Esta é uma rubrica muito pessoal, que introduz a banda sonora de uma vida. Não há grandes regras a não ser a de seguir uma sequência cronológica, escolher não mais que um disco por banda ou autor e inserir não mais que um videoclipe por álbum, para que a coisa mantenha um tom adequadamente telegráfico.

 

Breakfast in America – Supertramp

“Take a look at my girlfriend, she’s the only one I got
Not much of a girlfriend, I’ve never seem to get a lot”
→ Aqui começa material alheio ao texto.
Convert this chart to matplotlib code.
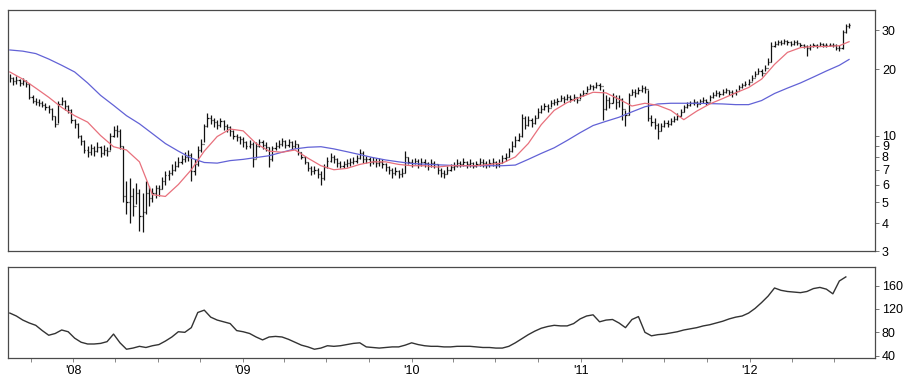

Ao facto de estar com dificuldades em avançar nos anos 80, acresce um regresso a 1979. Mas tem que ser. O primeiro concerto da minha vida é o da digressão deste disco imortal, no Dramático de Cascais. Era tão novinho que mesmo o meu melhor amigo, que era dois anos mais velho do que eu, teve que levar a irmã para tomar conta da gente.
Como acontece com todos os casos anteriores, este disco sou eu e vice-versa. A quantidade de horas de felicidade que os Supertramp me ofereceram, no correr da vida, com esta obra de arte pop, não tem contabilidade possível. Enquanto em discos de que já falei e noutros que mencionarei a seguir, estes são os anos iniciais da celebração romântica que infectou a pop da década de 80, Rick Davies e Roger Hodgson propõem um registo mais cínico e existencialista, que é um um dedo indicador a rodar sobre uma ferida aberta. Como um estranho e anacrónico pequeno-almoço com Sartre, num café da Broadway, “Breakfast In America” é um triunfo artístico porque nos faz cantar no duche, sim, mas sobretudo porque nos faz pensar na vida. E no seu peso insustentável.
Uma refeição para os anais.

 

Approved By The Motors – The Motors

1978. Estes rapazinhos aqui com um ar excessivamente limpinho para serem estrelas rock do seu tempo lançam uma anacrónica e absolutamente fabulástica rodela de vinil, que está tão perto da perfeição melódica e é tão certinha e faz tanto sentido nos tímpanos que é quase impossível pensar que foi gravado na época estridente e apunkalhada em que foi gravado.
Canções como “Forget About You” e “Airport” são excessivamente belas para compaginarem com aquilo que os Ramones, os Clash, os B-52” ou os Tubes faziam na altura. São hinos com asas de cera, frágeis mas épicos, como se Ícaro de repente assumisse uma carreira na indústria musical do século XX.
Há qualquer coisa nos acordes vibrantes deste disco que apela aos nossos melhores instintos. Há qualquer fenómeno harmónico neste breves e despretensiosos temas que é de uma pureza, de uma crueldade sem malícia, de uma fé na música, que é simplesmente enternecedor. Que nos eleva para além dos ridículos e das incertezas. Que nos transporta para o aeroporto da nostalgia.

 

 

A Flock of SeagullsA Flock of Seagulls

O filme de ficção científica que nunca realizei tem esta banda sonora. 38 anos depois de ter sido gravado, o sacana do disco ainda soa muito à frente: é uma decadente-futurista e visionária discoteca do século quarenta e dois com, convenhamos, a capa mais feia que alguma vez escondeu uma rodela de vinil. Mas também com uma malha que deve estar entre as minhas 20 mais amadas de sempre: “Spage Age Love Song”. A letra, que disputa com alguns temas dos Ramones o título do minimalismo absoluto, é preguiçosa à brava. A progressão melódica, também. Mas o riff é incrível e há coisas que não se explicam nem requerem aprovação académica e uma dessas coisas é esta música.
A Flock of Seagulls. A banda que vai contigo para Marte.